◆ OBJECTIVE: Leave out the pictures, and retype only the lines from the beginning of the material through the line that contains "14380, 14410, 14420.8];", including both.

Collection entries

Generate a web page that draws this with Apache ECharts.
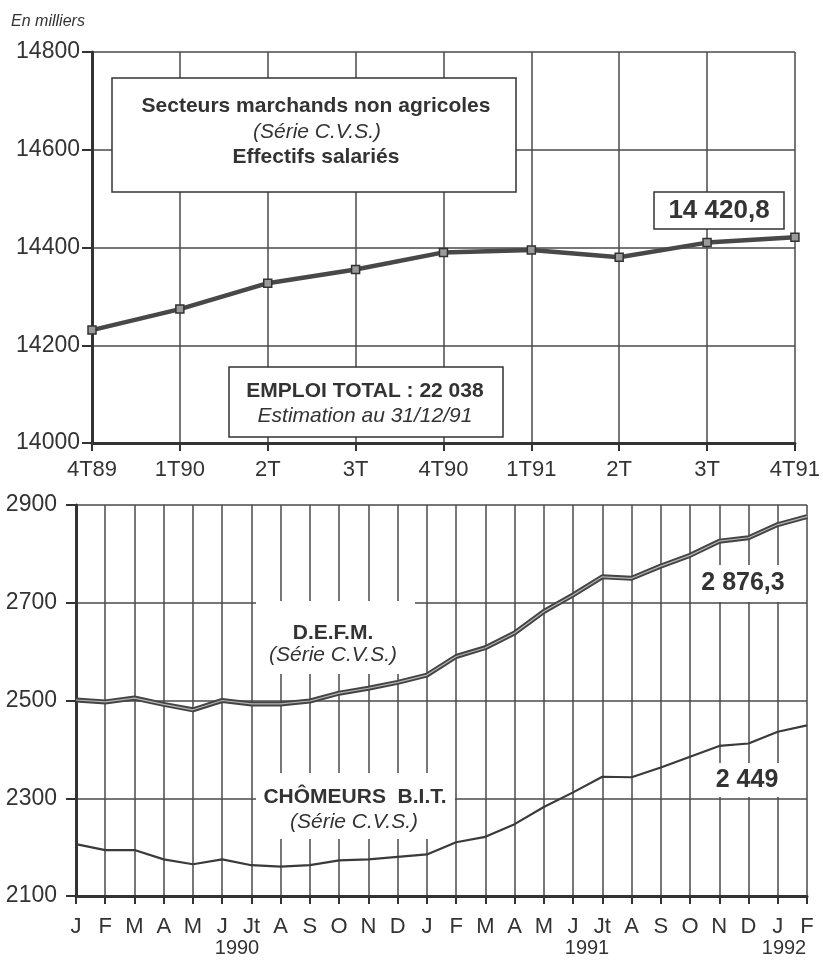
<!DOCTYPE html>
<html>
<head>
<meta charset="utf-8">
<script src="https://cdn.jsdelivr.net/npm/echarts@6/dist/echarts.min.js"></script>
<style>
  html, body { margin: 0; padding: 0; background: #fff; }
  #chart { width: 823px; height: 961px; }
</style>
</head>
<body>
<div id="chart"></div>
<script>
// données
const quarters = ["4T89", "1T90", "2T", "3T", "4T90", "1T91", "2T", "3T", "4T91"];
const effectifs = [14231, 14274, 14327, 14355, 14390, 14395, 14380, 14410, 14420.8];

const months = ["J", "F", "M", "A", "M", "J", "Jt", "A", "S", "O", "N", "D",
  "J", "F", "M", "A", "M", "J", "Jt", "A", "S", "O", "N", "D", "J", "F"];
const defm = [2501, 2497, 2505, 2492, 2481, 2500, 2493, 2493, 2499, 2515, 2525, 2537,
  2552, 2590, 2608, 2638, 2682, 2716, 2753, 2750, 2775, 2797, 2826, 2833, 2860, 2876.3];
const bit = [2206, 2194, 2194, 2175, 2165, 2175, 2163, 2160, 2163, 2173, 2175, 2180,
  2185, 2210, 2221, 2247, 2282, 2312, 2344, 2343, 2363, 2385, 2407, 2412, 2436, 2449];

const ink = "#333";
const gridInk = "#4a4a4a";
const font = "Liberation Sans, Arial, sans-serif";

let myChart = echarts.init(document.getElementById("chart"));

// axe x commun
function xAxisOf(idx, data, margin) {
  return {
    type: "category",
    gridIndex: idx,
    data: data,
    boundaryGap: false,
    axisLine: { lineStyle: { color: ink, width: 3 } },
    axisTick: { show: true, length: 8, interval: 0, lineStyle: { color: ink, width: 2 } },
    axisLabel: { interval: 0, color: ink, fontSize: 22, fontFamily: font, margin: margin },
    splitLine: { show: true, interval: 0, lineStyle: { color: gridInk, width: 1.5 } },
  };
}
function yAxisOf(idx, min, max, margin) {
  return {
    type: "value",
    gridIndex: idx,
    min: min,
    max: max,
    interval: 200,
    axisLine: { show: true, lineStyle: { color: ink, width: 3 } },
    axisTick: { show: true, length: 10, lineStyle: { color: ink, width: 2 } },
    axisLabel: {
      color: ink, fontSize: 23, fontFamily: font, margin: margin,
      formatter: function (v) { return String(v); }, // pas de séparateur
    },
    splitLine: { show: true, lineStyle: { color: gridInk, width: 1.5 } },
  };
}

// petits textes sur fond blanc
function txt(text, x, y, size, weight, style) {
  return {
    type: "text",
    z: 20,
    style: {
      text: text, x: x, y: y,
      font: (style || "normal") + " " + (weight || "normal") + " " + size + "px " + font,
      fill: ink, textAlign: "center", textVerticalAlign: "middle",
    },
  };
}
function box(x, y, w, h, border) {
  return {
    type: "rect",
    z: 15,
    shape: { x: x, y: y, width: w, height: h },
    style: { fill: "#fff", stroke: border ? ink : null, lineWidth: border ? 1.5 : 0 },
  };
}

let option = {
  animation: false,
  backgroundColor: "#fff",
  grid: [
    { left: 92, right: 23, top: 52, height: 391 },
    { left: 76, right: 16, top: 505, height: 391 },
  ],
  xAxis: [xAxisOf(0, quarters, 16), xAxisOf(1, months, 20)],
  yAxis: [yAxisOf(0, 14000, 14800, 12), yAxisOf(1, 2100, 2900, 19)],
  series: [
    {
      name: "Effectifs salariés",
      type: "line",
      xAxisIndex: 0,
      yAxisIndex: 0,
      data: effectifs,
      symbol: "rect",
      symbolSize: 8,
      lineStyle: { color: "#484848", width: 4.5 },
      itemStyle: { color: "#9a9a9a", borderColor: "#333", borderWidth: 1.5 },
      z: 5,
    },
    {
      name: "D.E.F.M.",
      type: "line",
      xAxisIndex: 1,
      yAxisIndex: 1,
      data: defm,
      symbol: "none",
      lineStyle: { color: "#444", width: 5 },
      z: 5,
    },
    {
      // trait clair au centre (double trait)
      name: "D.E.F.M. centre",
      type: "line",
      xAxisIndex: 1,
      yAxisIndex: 1,
      data: defm,
      symbol: "none",
      lineStyle: { color: "#b5b5b5", width: 1.2 },
      z: 6,
    },
    {
      name: "Chômeurs B.I.T.",
      type: "line",
      xAxisIndex: 1,
      yAxisIndex: 1,
      data: bit,
      symbol: "none",
      lineStyle: { color: "#3a3a3a", width: 2.2 },
      z: 5,
    },
  ],
  graphic: [
    txt("En milliers", 48, 22, 16, "normal", "italic"),
    // encadrés du haut
    box(112, 78, 404, 114, true),
    txt("Secteurs marchands non agricoles", 316, 106, 21, "bold"),
    txt("(Série C.V.S.)", 317, 132, 21, "normal", "italic"),
    txt("Effectifs salariés", 316, 157, 21, "bold"),
    box(229, 367, 274, 70, true),
    txt("EMPLOI TOTAL : 22 038", 365, 391, 21, "bold"),
    txt("Estimation au 31/12/91", 365, 416, 21, "normal", "italic"),
    box(654, 192, 130, 37, true),
    txt("14 420,8", 719, 211, 26, "bold"),
    // libellés du bas
    box(256, 601, 159, 73, false),
    txt("D.E.F.M.", 333, 633, 21, "bold"),
    txt("(Série C.V.S.)", 333, 655, 21, "normal", "italic"),
    box(256, 773, 199, 66, false),
    txt("CHÔMEURS  B.I.T.", 355, 797, 21, "bold"),
    txt("(Série C.V.S.)", 354, 822, 21, "normal", "italic"),
    box(697, 565, 95, 37, false),
    txt("2 876,3", 743, 583, 25, "bold"),
    box(705, 763, 85, 34, false),
    txt("2 449", 747, 780, 25, "bold"),
    // années
    txt("1990", 237, 948, 20),
    txt("1991", 587, 948, 20),
    txt("1992", 784, 948, 20),
  ],
};
myChart.setOption(option);
</script>
</body>
</html>
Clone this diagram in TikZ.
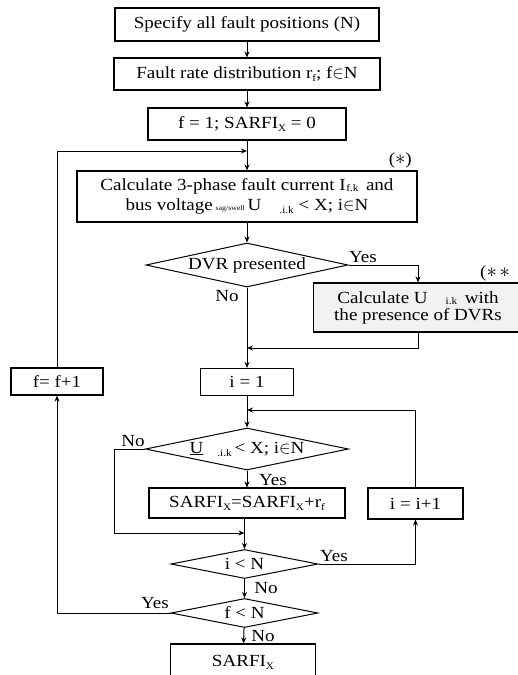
\documentclass[tikz,border=0pt]{standalone}
\usepackage{fontspec}
\setmainfont{Liberation Serif}[FakeStretch=1.12]
\usetikzlibrary{shapes.geometric,arrows.meta}
\newcommand{\lsub}[1]{\raisebox{-3pt}{\fontsize{10}{10}\selectfont #1}}
\newcommand{\hsub}[1]{\raisebox{-1.5pt}{\fontsize{10}{10}\selectfont #1}}
\newcommand{\bigast}{{\fontsize{21}{21}\selectfont$\ast$}}
\begin{document}
\begin{tikzpicture}[x=1pt,y=-1pt,font=\fontsize{17}{19}\selectfont,
  box/.style={draw, line width=1.1pt, inner sep=0pt, align=center, rectangle},
  dia/.style={draw, diamond, line width=1pt, inner sep=0pt},
  conn/.style={line width=1pt, -{Stealth[length=6pt,width=5pt]}},
  lbl/.style={inner sep=0pt}]
\useasboundingbox (0,0) rectangle (517,675);
% boxes
\node[box, minimum width=264pt, minimum height=33pt] (b1) at (247,24.5) {Specify all fault positions (N)};
\node[box, minimum width=266pt, minimum height=32pt] (b2) at (247,74) {Fault rate distribution r\lsub{f}; f$\in$N};
\node[box, minimum width=198pt, minimum height=32pt] (b3) at (247,124) {f = 1; SARFI\lsub{X} = 0};
\node[box, minimum width=340pt, minimum height=51pt] (b4) at (247,196.5) {Calculate 3-phase fault current I\kern0.5pt\hsub{f.k}\, and\\[1.5pt] bus voltage\,{\fontsize{7}{7}\selectfont sag/swell}\,U\hspace{18pt}\lsub{.i.k} < X; i$\in$N};
\node[lbl, anchor=south east] (star1) at (412,168) {(\bigast)};
\node[dia, minimum width=202pt, minimum height=44pt] (d1) at (247,265) {\makebox[0pt]{DVR presented}};
\node[lbl] (y1) at (363,257) {Yes};
\node[lbl] (n1) at (227,296) {No};
\node[box, fill=gray!10, minimum width=209pt, minimum height=49pt] (b5) at (418,307.5) {Calculate U\hspace{18pt}\hsub{i.k}\, with\\[-2pt] the presence of DVRs};
\node[lbl, anchor=west] (star2) at (480,273) {(\bigast\,\bigast};
\node[box, minimum width=93pt, minimum height=27pt] (b6) at (247,382) {i = 1};
\node[box, minimum width=92pt, minimum height=27pt] (bf) at (57,381.5) {f= f+1};
\node[dia, minimum width=203pt, minimum height=42pt] (d2) at (247,449) {\makebox[0pt]{\underline{U}\hspace{14pt}\lsub{.i.k}\,< X; i$\in$N}};
\node[lbl] (n2) at (133,441) {No};
\node[lbl] (y2) at (273,480) {Yes};
\node[box, minimum width=196pt, minimum height=30pt] (b7) at (247,503) {SARFI\lsub{X}=SARFI\lsub{X}+r\lsub{f}};
\node[box, minimum width=95pt, minimum height=31pt] (bi) at (415.5,503.5) {i = i+1};
\node[dia, minimum width=147pt, minimum height=29pt] (d3) at (244.5,564) {\makebox[0pt]{i < N}};
\node[lbl] (y3) at (334,556) {Yes};
\node[lbl] (n3) at (266,588) {No};
\node[dia, minimum width=147pt, minimum height=29pt] (d4) at (244.5,613) {\makebox[0pt]{f < N}};
\node[lbl] (y4) at (155,603) {Yes};
\node[lbl] (n4) at (263,636) {No};
\node[box, minimum width=145pt, minimum height=36pt] (bs) at (243,662) {SARFI\lsub{X}};
% junctions
\coordinate (j1) at (247,151);
\coordinate (j2) at (247,348);
\coordinate (j3) at (247,410);
\coordinate (k1) at (114,533);
\coordinate (j4) at (244.5,533);
% connectors
\draw[conn] (b1) -- (b2);
\draw[conn] (b2) -- (b3);
\draw[conn] (b3) -- (b4);
\draw[conn] (bf.north) |- (j1);
\draw[conn] (b4) -- (d1);
\draw[conn] (d1.east) -| (b5.north);
\draw[conn] (d1.south) -- (b6.north);
\draw[conn] (b5.south) |- (j2);
\draw[conn] (b6) -- (d2);
\draw[conn] (bi.north) |- (j3);
\draw[conn] (d2.west) -| (k1) -- (j4);
\draw[conn] (d2) -- (b7);
\draw[conn] (b7.south -| d3) -- (d3.north);
\draw[conn] (d3.east) -| (bi.south);
\draw[conn] (d3) -- (d4);
\draw[conn] (d4.west) -| (bf.south);
\draw[conn] (d4) -- (bs);
\end{tikzpicture}
\end{document}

◆ RESULT OF THIS EXERCISE:
Generate a web page that draws this with Apache ECharts.
<!DOCTYPE html>
<html>
<head>
<meta charset="utf-8">
<script src="https://cdn.jsdelivr.net/npm/echarts@6/dist/echarts.min.js"></script>
<style>
  html, body { margin: 0; padding: 0; background: #fff; }
  #chart { width: 823px; height: 961px; }
</style>
</head>
<body>
<div id="chart"></div>
<script>
// données
const quarters = ["4T89", "1T90", "2T", "3T", "4T90", "1T91", "2T", "3T", "4T91"];
const effectifs = [14231, 14274, 14327, 14355, 14390, 14395, 14380, 14410, 14420.8];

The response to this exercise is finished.